◆ **Given task**
From the first line of the data below through the line holding "const gridTicks = [0, 25, 50, 75, 100];", output each line exactly and leave the pictures out.

◆ **Input**
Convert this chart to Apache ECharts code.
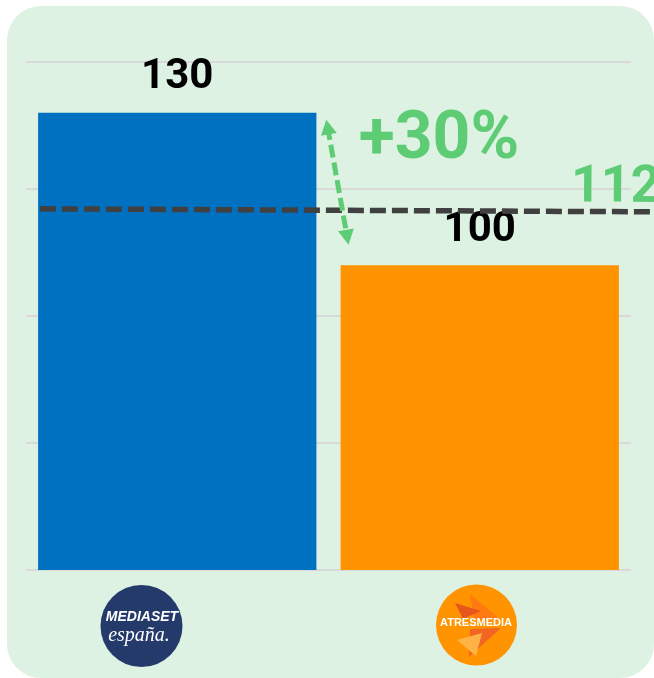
<!DOCTYPE html>
<html><head><meta charset="utf-8">
<script src="https://cdn.jsdelivr.net/npm/echarts@6/dist/echarts.min.js"></script>
<style>
html,body{margin:0;padding:0;background:#fff;width:654px;height:678px;overflow:hidden}
#bg{position:absolute;left:7px;top:6px;width:647px;height:672px;background:#ddf2e2;border-radius:34px}
#chart{position:absolute;left:0;top:0;width:654px;height:678px}
</style></head><body>
<div id="bg"></div><div id="chart"></div>
<script>
// ---- data ----
const categories = ['Mediaset España', 'Atresmedia'];
const values = [130, 100];
const barColors = ['#0070C0', '#FF9400'];
const refLabel = '112';
const refLineStart = [0.046, 111.1];   // helper value-x (category units), y value
const refLineEnd = [2.097, 110.5];
const arrowStart = [0.997, 127.2];
const arrowEnd = [1.062, 105.5];
const growthText = '+30%';
const yMin = 40, yMax = 140;
const gridTicks = [0, 25, 50, 75, 100];

const green = '#5DCC74';
const chart = echarts.init(document.getElementById('chart'), null, {renderer: 'canvas'});
// helper grid: same origin and scale as main grid, but extended past the right edge
const bandPx = (654 - 26 - 23) / 2;
const helperMax = 2.25;
const option = {
  animation: false,
  backgroundColor: 'transparent',
  grid: [
    {left: 26, right: 23, top: 62, bottom: 108, outerBoundsMode: 'none'},
    {left: 26, width: bandPx * helperMax, top: 62, bottom: 108, outerBoundsMode: 'none', containLabel: false}
  ],
  xAxis: [
    {type: 'category', gridIndex: 0, data: categories, axisLine: {show: false}, axisTick: {show: false},
     axisLabel: {show: false}, splitLine: {show: false}},
    {type: 'value', gridIndex: 1, min: 0, max: helperMax, show: false}
  ],
  yAxis: [
    {type: 'value', gridIndex: 0, min: yMin, max: yMax, show: false},
    {type: 'value', gridIndex: 0, min: gridTicks[0], max: gridTicks[gridTicks.length - 1], interval: gridTicks[1] - gridTicks[0],
     axisLine: {show: false}, axisTick: {show: false}, axisLabel: {show: false},
     splitLine: {show: true, lineStyle: {color: '#d9d9d9', width: 2}}},
    {type: 'value', gridIndex: 1, min: yMin, max: yMax, show: false}
  ],
  series: [
    {
      type: 'bar', xAxisIndex: 0, yAxisIndex: 0, barWidth: '92%',
      data: values.map((v, i) => ({value: v, itemStyle: {color: barColors[i]}})),
      label: {show: true, position: 'top', distance: 14, color: '#000', fontSize: 42,
              fontWeight: 'bold', fontFamily: 'Roboto'}
    },
    {
      type: 'line', xAxisIndex: 1, yAxisIndex: 2, data: [], color: green, z: 5,
      markLine: {
        silent: true, animation: false,
        symbol: ['triangle', 'triangle'], symbolSize: [16, 15],
        data: [
          [
            {coord: refLineStart, symbol: 'none',
             lineStyle: {color: '#404040', width: 5.5, type: [16, 6]},
             label: {show: true, position: 'insideEndTop', formatter: refLabel, color: green,
                     fontSize: 52, fontWeight: 'bold', fontFamily: 'Roboto', distance: [0, -3]}},
            {coord: refLineEnd, symbol: 'none'}
          ],
          [
            {coord: arrowStart, symbol: 'triangle', itemStyle: {color: green},
             lineStyle: {color: green, width: 5, type: [13, 5]}, label: {show: false}},
            {coord: arrowEnd, symbol: 'triangle', itemStyle: {color: green}}
          ]
        ]
      }
    }
  ],
  graphic: [
    {type: 'text', x: 439, y: 141, style: {text: growthText, font: 'bold 66px Roboto', fill: green,
      textAlign: 'center', textVerticalAlign: 'middle'}},
    // Mediaset logo
    {type: 'circle', shape: {cx: 141.5, cy: 626, r: 41}, style: {fill: '#243A6B'}},
    {type: 'text', x: 142, y: 617, style: {text: 'MEDIASET', font: 'italic bold 14px "Liberation Sans"',
      fill: '#fff', textAlign: 'center', textVerticalAlign: 'middle'}},
    {type: 'text', x: 139, y: 636, style: {text: 'españa.', font: 'italic 20px "Liberation Serif"',
      fill: '#fff', textAlign: 'center', textVerticalAlign: 'middle'}},
    // Atresmedia logo
    {type: 'circle', shape: {cx: 476.5, cy: 625, r: 40.5}, style: {fill: '#FF9400'}},
    {type: 'polygon', shape: {points: [[470, 594], [501, 620], [474, 619]]}, style: {fill: '#FF7A10'}},
    {type: 'polygon', shape: {points: [[455, 603], [481, 611], [463, 619]]}, style: {fill: '#E9561B'}},
    {type: 'polygon', shape: {points: [[470, 629], [501, 628], [469, 657]]}, style: {fill: '#F26522'}},
    {type: 'polygon', shape: {points: [[457, 640], [482, 633], [476, 656]]}, style: {fill: '#FFB347'}},
    {type: 'text', x: 476, y: 623, style: {text: 'ATRESMEDIA', font: 'bold 11px "Liberation Sans"',
      fill: '#fff', textAlign: 'center', textVerticalAlign: 'middle'}}
  ]
};
chart.setOption(option);
</script>
</body></html>
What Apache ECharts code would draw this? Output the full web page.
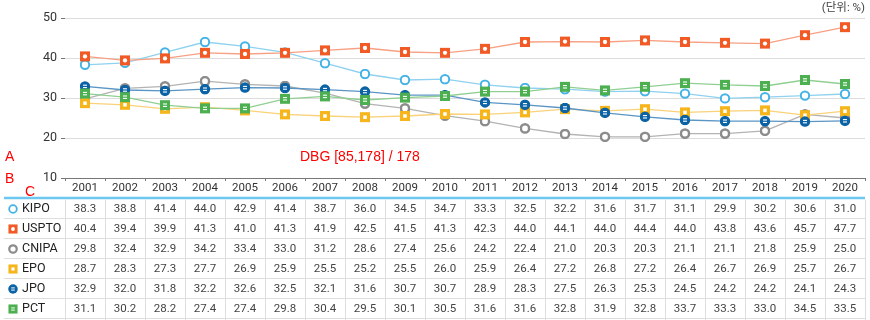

◆ **Output of the task**
Convert this chart to Apache ECharts code.
<!DOCTYPE html>
<html><head><meta charset="utf-8">
<script src="https://cdn.jsdelivr.net/npm/echarts@6/dist/echarts.min.js"></script>
<style>
html,body{margin:0;padding:0;background:#fff;width:654px;height:678px;overflow:hidden}
#bg{position:absolute;left:7px;top:6px;width:647px;height:672px;background:#ddf2e2;border-radius:34px}
#chart{position:absolute;left:0;top:0;width:654px;height:678px}
</style></head><body>
<div id="bg"></div><div id="chart"></div>
<script>
// ---- data ----
const categories = ['Mediaset España', 'Atresmedia'];
const values = [130, 100];
const barColors = ['#0070C0', '#FF9400'];
const refLabel = '112';
const refLineStart = [0.046, 111.1];   // helper value-x (category units), y value
const refLineEnd = [2.097, 110.5];
const arrowStart = [0.997, 127.2];
const arrowEnd = [1.062, 105.5];
const growthText = '+30%';
const yMin = 40, yMax = 140;
const gridTicks = [0, 25, 50, 75, 100];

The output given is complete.